Many ramen shops are small. Getting up and sitting down repeatedly is bad form. Since most places are counter-only, if you are a party of two, there is a chance you will not be able to sit together. Most places will not want you to wait until two adjacent seats are open, and one person sitting in-between two other open seats will not always move over to let two people sit down together. He or she may not realize that you are two people or even pay any attention to you at all.
Assume that no one but you will speak English – yes it is true that most Japanese study English in high school, the polite ones will try their English if they have no choice but it frequently does not go well. Ramen shops are generally “eat-and-get-out-type-places”.
Many ramen shops will serve you a glass of water for free, and if they have drinks such as tea, beer, soda or sake then you can order them. If a shop does not sell tea then you can bring your own (generally). Some shops will not refill your water glass, instead there will be a water dispenser machine somewhere in the room and you are expected to refill your glass yourself. Or there may be pitchers on the counter near each seat. Tissues are also a good thing to bring as ramen shops generally do not provide napkins, and they may not even provide tissues. Paper is relatively cheap in Japan. Also understand that many ramen shops may not have bathrooms, and if they do, they may not be a bathroom that you want to use.

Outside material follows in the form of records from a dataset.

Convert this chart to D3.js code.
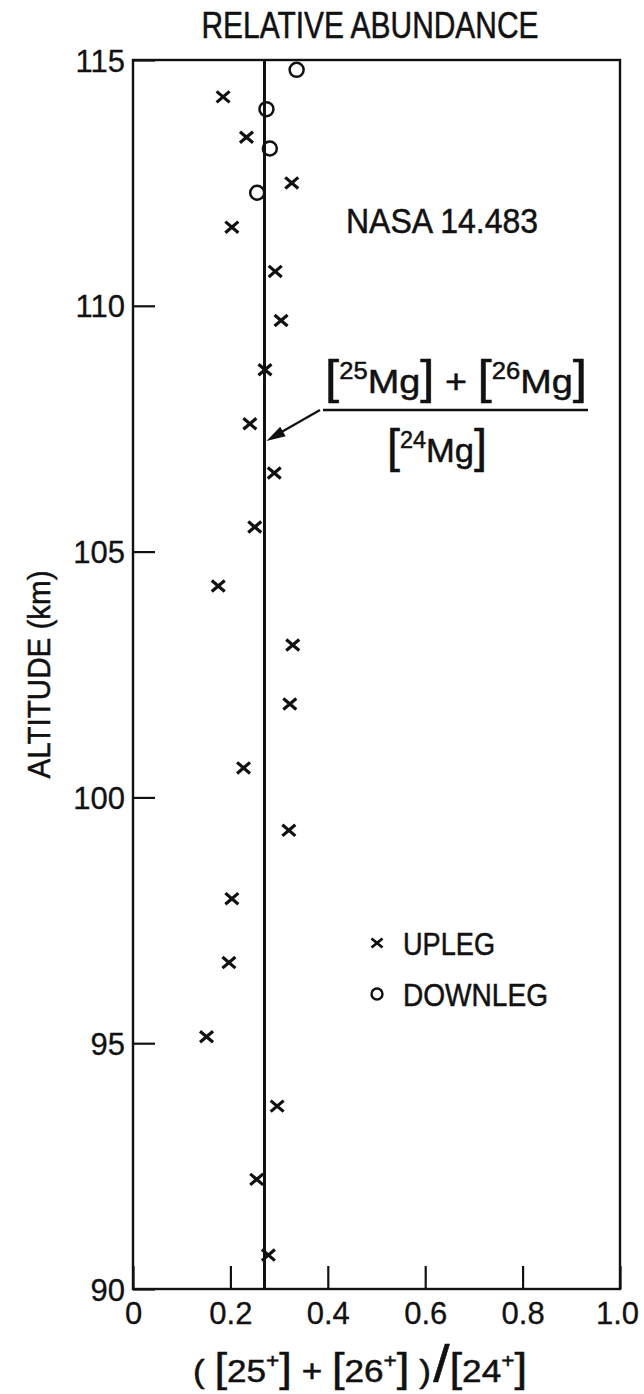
<!DOCTYPE html>
<html>
<head>
<meta charset="utf-8">
<script src="https://cdn.jsdelivr.net/npm/d3@7"></script>
<style>
  html, body { margin: 0; padding: 0; background: #fff; }
  svg { display: block; }
  .nar { font-family: "Liberation Sans Narrow", "Liberation Sans", Arial, sans-serif; stroke: #111; stroke-width: 0.5px; }
  .tick text { font-family: "Liberation Sans", Arial, sans-serif; stroke: #111; stroke-width: 0.3px; }
</style>
</head>
<body>
<svg id="chart" width="644" height="1394"></svg>
<script>
// ---- data ----
const xTicks = [0, 0.2, 0.4, 0.6, 0.8, 1.0];
const yTicks = [90, 95, 100, 105, 110, 115];
const meanRatio = 0.27;

const uplegRatio = [0.185, 0.233, 0.326, 0.203, 0.292, 0.304, 0.271, 0.240, 0.290, 0.250, 0.175, 0.328,
                    0.322, 0.227, 0.320, 0.203, 0.197, 0.151, 0.296, 0.254, 0.278];
const uplegAlt   = [114.25, 113.43, 112.5, 111.6, 110.7, 109.7, 108.7, 107.6, 106.6, 105.5, 104.3, 103.1,
                    101.9, 100.6, 99.33, 97.94, 96.64, 95.13, 93.72, 92.23, 90.69];
const downRatio = [0.336, 0.274, 0.281, 0.255];
const downAlt   = [114.8, 114.0, 113.2, 112.3];

// ---- layout ----
const svg = d3.select("#chart");
const x = d3.scaleLinear().domain([0, 1]).range([133, 620]);
const y = d3.scaleLinear().domain([90, 115]).range([1289, 60]);

const ink = "#111";

// axes (inward ticks)
const fmtX = d => d === 0 ? "0" : d3.format(".1f")(d);
const gx = svg.append("g").attr("transform", `translate(0,${y(90)})`)
  .call(d3.axisBottom(x).tickValues(xTicks).tickSize(-23).tickPadding(13).tickFormat(fmtX));
const gy = svg.append("g").attr("transform", `translate(${x(0)},0)`)
  .call(d3.axisLeft(y).tickValues(yTicks).tickSize(-22).tickPadding(8).tickFormat(d3.format("d")));
[gx, gy].forEach(g => {
  g.select(".domain").remove();
  g.selectAll(".tick line").attr("stroke", ink).attr("stroke-width", 2.2);
  g.selectAll(".tick text").attr("fill", ink).attr("font-size", 31);
});
gy.selectAll(".tick text").attr("dy", "0.36em");
gx.selectAll(".tick text").attr("dx", (d, i) => d === 1 ? -3 : 0);

// frame
svg.append("rect")
  .attr("x", x(0)).attr("y", y(115))
  .attr("width", x(1) - x(0)).attr("height", y(90) - y(115))
  .attr("fill", "none").attr("stroke", ink).attr("stroke-width", 2.4);

// mean line
svg.append("line")
  .attr("x1", x(meanRatio)).attr("x2", x(meanRatio))
  .attr("y1", y(115)).attr("y2", y(90))
  .attr("stroke", ink).attr("stroke-width", 3);

// upleg crosses
const s = 6.5;
svg.append("g").selectAll("path").data(uplegRatio).join("path")
  .attr("d", (d, i) => {
    const cx = x(d), cy = y(uplegAlt[i]);
    return `M${cx - s},${cy - s * 0.85}L${cx + s},${cy + s * 0.85}M${cx - s},${cy + s * 0.85}L${cx + s},${cy - s * 0.85}`;
  })
  .attr("stroke", ink).attr("stroke-width", 3.2).attr("fill", "none");

// downleg circles
svg.append("g").selectAll("circle").data(downRatio).join("circle")
  .attr("cx", d => x(d)).attr("cy", (d, i) => y(downAlt[i])).attr("r", 7)
  .attr("fill", "none").attr("stroke", ink).attr("stroke-width", 2.5);

// title
svg.append("text").attr("class", "nar")
  .attr("x", 370).attr("y", 38).attr("text-anchor", "middle")
  .attr("font-size", 36).attr("fill", ink)
  .attr("textLength", 337).attr("lengthAdjust", "spacingAndGlyphs")
  .text("RELATIVE ABUNDANCE");

// NASA label
svg.append("text").attr("class", "nar")
  .attr("x", 346).attr("y", 233)
  .attr("font-size", 35).attr("fill", ink)
  .attr("textLength", 192).attr("lengthAdjust", "spacingAndGlyphs")
  .text("NASA 14.483");

// fraction annotation
const fr = svg.append("g").attr("class", "nar").attr("fill", ink);
const num = fr.append("text").attr("x", 325).attr("y", 393).attr("font-size", 34)
  .attr("textLength", 262).attr("lengthAdjust", "spacingAndGlyphs");
num.append("tspan").attr("font-size", 46).attr("font-weight", 300).text("[");
num.append("tspan").attr("font-size", 23).attr("dy", -14).text("25");
num.append("tspan").attr("dy", 14).text("Mg");
num.append("tspan").attr("font-size", 46).text("]");
num.append("tspan").text(" + ");
num.append("tspan").attr("font-size", 46).text("[");
num.append("tspan").attr("font-size", 23).attr("dy", -14).text("26");
num.append("tspan").attr("dy", 14).text("Mg");
num.append("tspan").attr("font-size", 46).text("]");

fr.append("line").attr("x1", 323).attr("x2", 588).attr("y1", 410).attr("y2", 410)
  .attr("stroke", ink).attr("stroke-width", 2.4);

const den = fr.append("text").attr("x", 387).attr("y", 462).attr("font-size", 34)
  .attr("textLength", 100).attr("lengthAdjust", "spacingAndGlyphs");
den.append("tspan").attr("font-size", 46).text("[");
den.append("tspan").attr("font-size", 23).attr("dy", -14).text("24");
den.append("tspan").attr("dy", 14).text("Mg");
den.append("tspan").attr("font-size", 46).text("]");

// arrow
const tipX = x(meanRatio) + 2, tipY = y(107.25);
svg.append("line").attr("x1", 320).attr("y1", 410).attr("x2", tipX + 8).attr("y2", tipY - 5)
  .attr("stroke", ink).attr("stroke-width", 2.2);
(() => {
  const ang = Math.atan2(tipY - 410, tipX - 320);
  const L = 19, W = 5.5;
  const bx = tipX - L * Math.cos(ang), by = tipY - L * Math.sin(ang);
  const px = -Math.sin(ang) * W, py = Math.cos(ang) * W;
  svg.append("path")
    .attr("d", `M${tipX},${tipY}L${bx + px},${by + py}L${bx - px},${by - py}Z`)
    .attr("fill", ink);
})();

// legend
const lg = svg.append("g").attr("class", "nar").attr("fill", ink);
const lx = 377;
lg.append("path")
  .attr("d", `M${lx - 5.5},${943 - 4.5}L${lx + 5.5},${943 + 4.5}M${lx - 5.5},${943 + 4.5}L${lx + 5.5},${943 - 4.5}`)
  .attr("stroke", ink).attr("stroke-width", 2.8);
lg.append("text").attr("x", 403).attr("y", 955).attr("font-size", 32)
  .attr("textLength", 92).attr("lengthAdjust", "spacingAndGlyphs").text("UPLEG");
lg.append("circle").attr("cx", lx).attr("cy", 994).attr("r", 5.5)
  .attr("fill", "none").attr("stroke", ink).attr("stroke-width", 2.4);
lg.append("text").attr("x", 403).attr("y", 1006).attr("font-size", 32)
  .attr("textLength", 145).attr("lengthAdjust", "spacingAndGlyphs").text("DOWNLEG");

// y axis label
svg.append("text").attr("class", "nar")
  .attr("transform", `translate(50,${y(102.5)}) rotate(-90)`)
  .attr("text-anchor", "middle").attr("font-size", 32).attr("fill", ink)
  .attr("textLength", 208).attr("lengthAdjust", "spacingAndGlyphs")
  .text("ALTITUDE (km)");

// x axis label
const xl = svg.append("text").attr("class", "nar").attr("x", 193).attr("y", 1382)
  .attr("font-size", 31).attr("fill", ink)
  .attr("textLength", 334).attr("lengthAdjust", "spacingAndGlyphs");
xl.append("tspan").text("( ");
xl.append("tspan").attr("font-size", 40).text("[");
xl.append("tspan").text("25");
xl.append("tspan").attr("font-size", 20).attr("dy", -14).text("+");
xl.append("tspan").attr("dy", 14).attr("font-size", 40).text("]");
xl.append("tspan").text(" + ");
xl.append("tspan").attr("font-size", 40).text("[");
xl.append("tspan").text("26");
xl.append("tspan").attr("font-size", 20).attr("dy", -14).text("+");
xl.append("tspan").attr("dy", 14).attr("font-size", 40).text("]");
xl.append("tspan").text(" )");
xl.append("tspan").attr("font-size", 52).attr("dx", 2).text("/");
xl.append("tspan").attr("font-size", 40).text("[");
xl.append("tspan").text("24");
xl.append("tspan").attr("font-size", 20).attr("dy", -14).text("+");
xl.append("tspan").attr("dy", 14).attr("font-size", 40).text("]");
</script>
</body>
</html>
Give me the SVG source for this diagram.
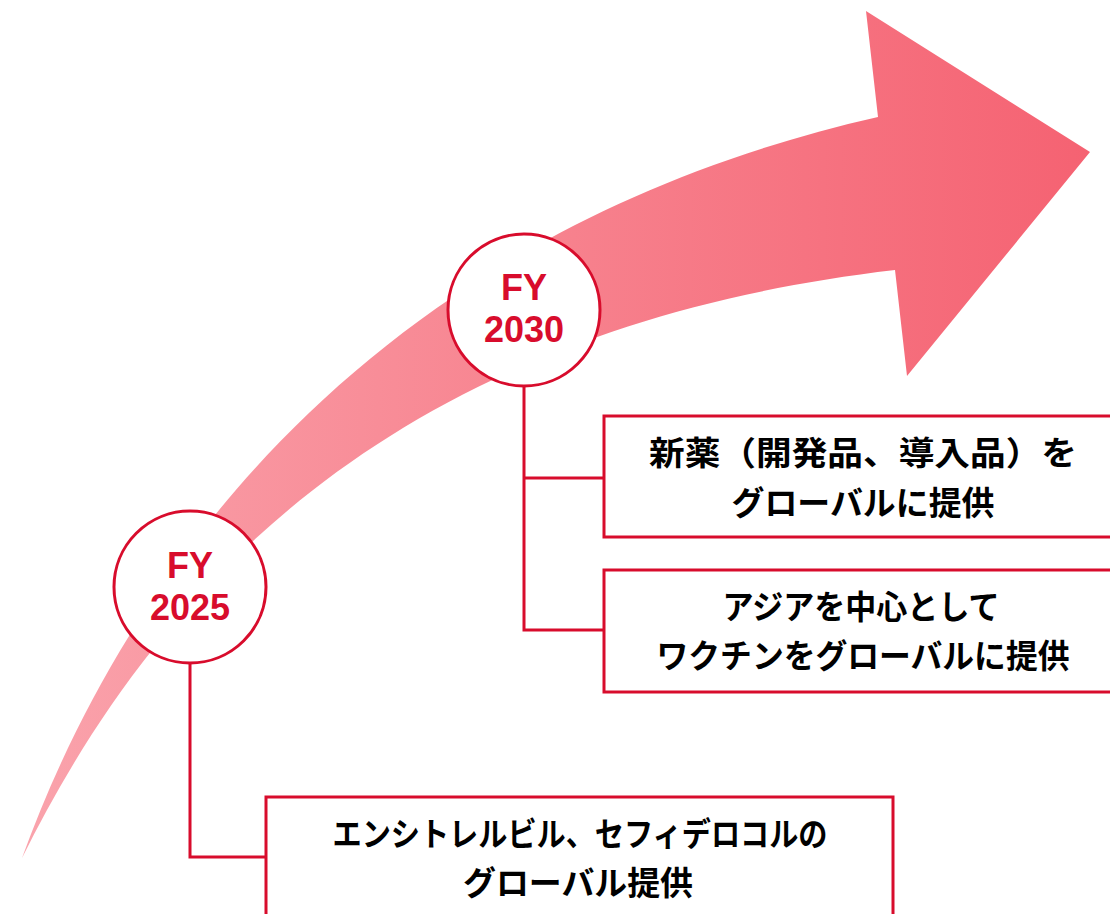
<svg xmlns="http://www.w3.org/2000/svg" width="1110" height="914" viewBox="0 0 1110 914">
<defs>
<linearGradient id="ag" x1="22" y1="0" x2="1090" y2="0" gradientUnits="userSpaceOnUse">
<stop offset="0" stop-color="#faa3ac"/>
<stop offset="0.5" stop-color="#f7828e"/>
<stop offset="1" stop-color="#f56272"/>
</linearGradient>
<style>
.red{stroke:#d80c2c;stroke-width:3;fill:none}
.circ{stroke:#d80c2c;stroke-width:3;fill:#fff}
.box{stroke:#d80c2c;stroke-width:3;fill:#fff}
.fy{font-family:"Liberation Sans",Arial,sans-serif;font-weight:700;font-size:36px;fill:#d80c2c;text-anchor:middle}
.jp{font-family:"Noto Sans CJK JP","Noto Sans",sans-serif;font-weight:700;font-size:33px;fill:#000;text-anchor:middle}
</style>
</defs>
<g id="arrow">
<path d="M22,858 C130,560 380,230 878,117 L866,11 L1090,152 L907,376 L895,270 C380,330 150,600 22,858 Z" fill="url(#ag)"/>
</g>
<g id="connectors">
<path class="red" d="M190,663 V857 H266"/>
<path class="red" d="M524,387 V630 H604 M524,478 H604"/>
</g>
<g id="box1">
<rect class="box" x="604" y="416" width="520" height="121"/>
<text class="jp" x="863" y="465" textLength="428" lengthAdjust="spacingAndGlyphs">新薬（開発品、導入品）を</text>
<text class="jp" x="863" y="515" textLength="263" lengthAdjust="spacingAndGlyphs">グローバルに提供</text>
</g>
<g id="box2">
<rect class="box" x="604" y="570" width="520" height="122"/>
<text class="jp" x="861" y="619" textLength="277" lengthAdjust="spacingAndGlyphs">アジアを中心として</text>
<text class="jp" x="863" y="668" textLength="413" lengthAdjust="spacingAndGlyphs">ワクチンをグローバルに提供</text>
</g>
<g id="box3">
<rect class="box" x="266" y="797" width="627" height="140"/>
<text class="jp" x="580" y="846" textLength="495" lengthAdjust="spacingAndGlyphs">エンシトレルビル、セフィデロコルの</text>
<text class="jp" x="578" y="895" textLength="230" lengthAdjust="spacingAndGlyphs">グローバル提供</text>
</g>
<g id="fy2025">
<circle class="circ" cx="190" cy="587" r="76"/>
<text class="fy" x="190" y="578">FY</text>
<text class="fy" x="190" y="620">2025</text>
</g>
<g id="fy2030">
<circle class="circ" cx="524" cy="310" r="76"/>
<text class="fy" x="524" y="300">FY</text>
<text class="fy" x="524" y="342">2030</text>
</g>
</svg>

Before you sit down (preferably before you even enter), understand how to order and pay. If you see a ticket machine, that’s how you do both. How to work the ticket machine? – see the Jiro link, the instructions will largely be the same for all ramen shops. If you purchased a ticket when you came in, then put it on the raised counter in front of you or hand it to the shop staff who come over. For ramen shops other than Jiro, this is typically the time when you will be asked questions about the broth (what flavor), noodles (how well-done).
Once you see (or are assigned to) a seat, figure out where to put any belongings you have. Most ramen counters have shelves down below, around knee level, where you can put small bags. Frequently you will find manga magazines and sometimes pornography there. Feel free to read them if you like. Don’t put your stuff somewhere where other people can trip over it or the guy next to you will step on it as he exits. The stools are sometimes very close together, and are also sometimes bolted to the floor, so you may not have a lot of room. Now that you have sat down, watch what others do when they order and when they leave. Watch other patrons when they leave to see if the shop expects customers to put their bowls on the raised counter when they leave. (This information will also typically be on a sign in Japanese on the counter itself.) If there is a wet washcloth on the raised counter, you should use it to wipe the counter when you go.
If a ramen shop has menus, they will typically tell you what toppings come with the ramen. Unfortunately, for shops that don't have menus, there is no "standard set of toppings" that all ramen comes with. Pork, menma, beansprouts are all common, but there's no guarantee that you will or will not get a particular item in your ramen. Look on the menu for a section "Toppings" (トッピングス) and then use the Japanese words in the Glossary section above to see what's there. Sometimes you will have to buy the toppings at the machine you bought the ramen ticket from. I.e. if you wanted ramen with extra menma, you would buy one ramen ticket and one menma ticket.
To slurp or not to slurp, I have no opinion. Use Google. Almost every ramen shop I've been to has had people slurping in it, and similarly almost every ramen shop has had people in it who don't slurp. Listen to others while you are waiting, if in doubt don't do it. No one will be offended. Don't blow your nose in the shop, just like any other restaurant. Most are no smoking too.
One additional note: people with food allergies or dietary restrictions (pork, MSG, fish, dairy, wheat flour, nuts, etc.) need to be careful in ramen shops. Although awareness of food allergies is increasing in Japan, ramen shop workers will typically speak little to no English and will not really understand food allergies all that well, nor will they have the time or desire to be educated on-the-spot. They will frequently be unable to tell you all the ingredients that go into their ramen, nor will they typically adjust the recipe or the ingredients, even if you have a note in Japanese or a Japanese speaker with you, telling them about your allergy. It's unfortunate but that's the way it is.
When you leave, a kind "gochiso sama!" (I'm a satisfied customer!) would be appreciated, assuming you enjoyed it. "Arigatou" (Thank you) is also a good thing to say.